IAG-IASPEI 2017

Presentation information

Oral

IASPEI Symposia » S07. Strong ground motions and Earthquake hazard and risk

[S07-6] Site effects I

Tue. Aug 1, 2017 4:30 PM - 6:00 PM Main Hall (Kobe International Conference Center 1F)

Chairs: Jamison Steidl (University of California, Santa Barbara) , Massimiliano Pittore (GFZ Potsdam)

5:45 PM - 6:00 PM

[S07-6-06] Direct evaluation of site amplification factors based on observed motions of earthquakes and microtremors

Hiroshi Kawase1, Fumiaki Nagashima1, Kenichi Nakano2, Yuta Mori3 (1.DPRI, Kyoto University, Uji, Japan, 2.TRI, HAZAMA ANDO CORPORATION, Tsukuba, Japan, 3.J-Power, Tokyo, Japan)

It has been used for more than three decades to characterize earthquake S-wave site amplifications from microtremor Horizontal-to-Vertical ratios (MHVR), although the skepticism has been surfaced through many studies on such a direct substitute after the proposal.
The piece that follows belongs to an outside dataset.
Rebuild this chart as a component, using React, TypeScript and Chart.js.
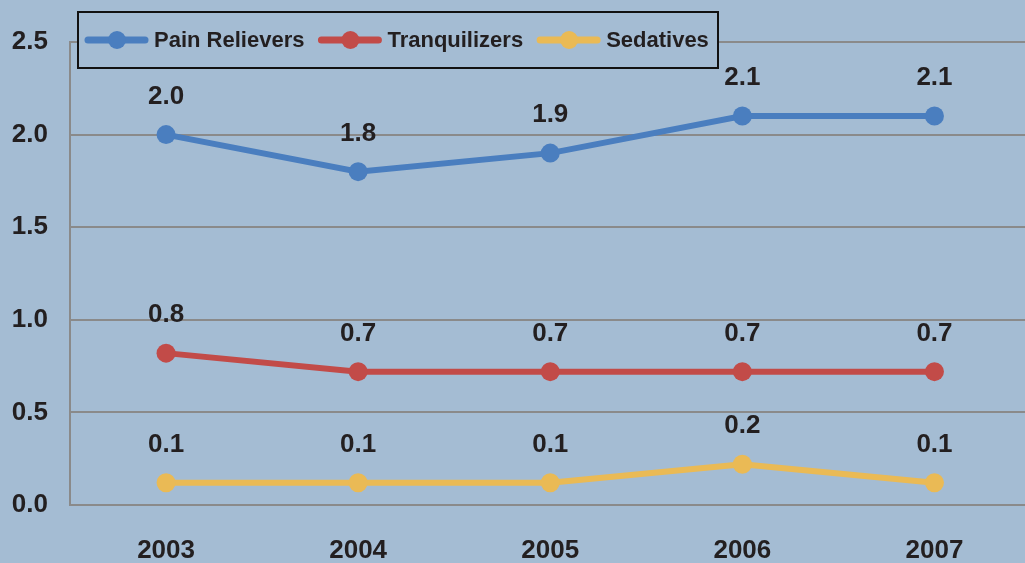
import React, { useEffect, useRef } from "react";
import { Chart, registerables } from "chart.js";

Chart.register(...registerables);

const categories = ["2003", "2004", "2005", "2006", "2007"];
const painRelievers = [2.0, 1.8, 1.9, 2.1, 2.1];
const tranquilizers = [0.82, 0.72, 0.72, 0.72, 0.72];
const sedatives = [0.12, 0.12, 0.12, 0.22, 0.12];
const seriesNames = ["Pain Relievers", "Tranquilizers", "Sedatives"];
const seriesColors = ["#4A7EBF", "#C24B48", "#EABA55"];

const BG = "#A4BCD3";
const TEXT = "#231F20";
const FONT = "'Liberation Sans', Arial, Helvetica, sans-serif";

const overlayPlugin = {
  id: "overlay",
  afterDatasetsDraw(chart: any) {
    const ctx = chart.ctx;
    ctx.save();
    // data labels
    ctx.font = `bold 26px ${FONT}`;
    ctx.fillStyle = TEXT;
    ctx.textAlign = "center";
    ctx.textBaseline = "middle";
    chart.data.datasets.forEach((ds: any, i: number) => {
      const meta = chart.getDatasetMeta(i);
      meta.data.forEach((pt: any, j: number) => {
        ctx.fillText(Number(ds.data[j]).toFixed(1), pt.x, pt.y - 38);
      });
    });
    // legend
    const boxL = 78, boxT = 12, boxR = 718, boxB = 68;
    ctx.fillStyle = BG;
    ctx.fillRect(boxL, boxT, boxR - boxL, boxB - boxT);
    ctx.strokeStyle = "#111111";
    ctx.lineWidth = 2;
    ctx.strokeRect(boxL, boxT, boxR - boxL, boxB - boxT);
    ctx.font = `bold 22px ${FONT}`;
    ctx.textAlign = "left";
    ctx.textBaseline = "middle";
    let x = 85;
    const cy = 40;
    chart.data.datasets.forEach((ds: any, i: number) => {
      ctx.strokeStyle = ds.borderColor;
      ctx.lineWidth = 7;
      ctx.lineCap = "round";
      ctx.beginPath();
      ctx.moveTo(x + 3, cy);
      ctx.lineTo(x + 60, cy);
      ctx.stroke();
      ctx.fillStyle = ds.borderColor;
      ctx.beginPath();
      ctx.arc(x + 32, cy, 9, 0, Math.PI * 2);
      ctx.fill();
      ctx.fillStyle = TEXT;
      ctx.fillText(ds.label, x + 69, cy + 1);
      x = x + 69 + ctx.measureText(ds.label).width + 14;
    });
    ctx.restore();
  },
};

const bgPlugin = {
  id: "bg",
  beforeDraw(chart: any) {
    const ctx = chart.ctx;
    ctx.save();
    ctx.fillStyle = BG;
    ctx.fillRect(0, 0, chart.width, chart.height);
    ctx.restore();
  },
};

export default function App() {
  const ref = useRef<HTMLCanvasElement | null>(null);
  useEffect(() => {
    if (!ref.current) return;
    const values = [painRelievers, tranquilizers, sedatives];
    const chart = new Chart(ref.current, {
      type: "line",
      data: {
        labels: categories,
        datasets: values.map((d, i) => ({
          label: seriesNames[i],
          data: d,
          borderColor: seriesColors[i],
          backgroundColor: seriesColors[i],
          pointBackgroundColor: seriesColors[i],
          pointBorderColor: seriesColors[i],
          borderWidth: 6,
          pointRadius: 9.5,
          pointBorderWidth: 0,
          tension: 0,
          fill: false,
        })),
      },
      options: {
        responsive: false,
        animation: false,
        events: [],
        layout: { padding: { top: 42, right: 2, left: 0, bottom: 0 } },
        plugins: {
          legend: { display: false },
          tooltip: { enabled: false },
          title: { display: false },
        },
        scales: {
          x: {
            offset: true,
            grid: { display: false, drawTicks: false },
            border: { display: false },
            ticks: {
              color: TEXT,
              font: { family: FONT, size: 26, weight: "bold" },
              padding: 30,
            },
            afterFit(scale: any) {
              scale.height = 58;
            },
          },
          y: {
            min: 0,
            max: 2.5,
            grid: { color: "#8A8A8A", lineWidth: 2, drawTicks: false },
            border: { display: true, color: "#8A8A8A", width: 2 },
            ticks: {
              stepSize: 0.5,
              color: TEXT,
              font: { family: FONT, size: 26, weight: "bold" },
              padding: 22,
              callback: (v: any) => Number(v).toFixed(1),
            },
            afterFit(scale: any) {
              scale.width = 70;
            },
          },
        },
      },
      plugins: [bgPlugin, overlayPlugin],
    } as any);
    return () => chart.destroy();
  }, []);
  return (
    <div
      style={{
        position: "fixed",
        left: 0,
        top: 0,
        width: 1025,
        height: 563,
        overflow: "hidden",
        background: BG,
      }}
    >
      <canvas ref={ref} width={1040} height={563} style={{ width: 1040, height: 563, display: "block" }} />
    </div>
  );
}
To solve the controversy based on the concept of the recently proposed diffuse field assumption, we calculated MHVR as well as those from observed weak earthquake motions (EHVR) and compared fundamental characteristics of the MHVRs and EHVRs with those calculated theoretically from 1-D S-wave velocity structures. Either for MHVRs or EHVRs we found that we can reproduce their fundamental characteristics by the corresponding theories of diffuse field concept. MHVRs and EHVRs share similarities but have significant differences in their shapes, especially after the first peak frequency. This is because MHVR mainly consists of surface waves from surface sources while EHVR consists of S-waves from the bedrock. We then tried to establish a simple method to estimate velocity structures using single-station microtremor records. To that end we compared systematically EHVRs and MHVRs at 100 K-NET and KiK-net sites in Japan and calculated EHVR-to-MHVR ratios (EMRs) to get EMRs averaged over five different peak-frequency categories. We converted MHVRs to “pseudo EHVRs" from EMRs and MHVRs, which are found to have higher correlation with EHVRs than MHVRs. Then we proved that pseudo EHVRs give us similar S-wave velocity profiles than the direct use of MHVRs as substitute of EHVRs. Finally, we calculate average Vertical-to-Vertical spectral ratios (VVR) from the generalized spectral inversion (Nakano et al. 2015) and calculated the average VVRs for the same category of MHVRs. By multiplying VVRs with pseudo EHVRs we can obtain S-wave amplification of earthquakes, which can be favorably compared with actual S-wave amplification factors.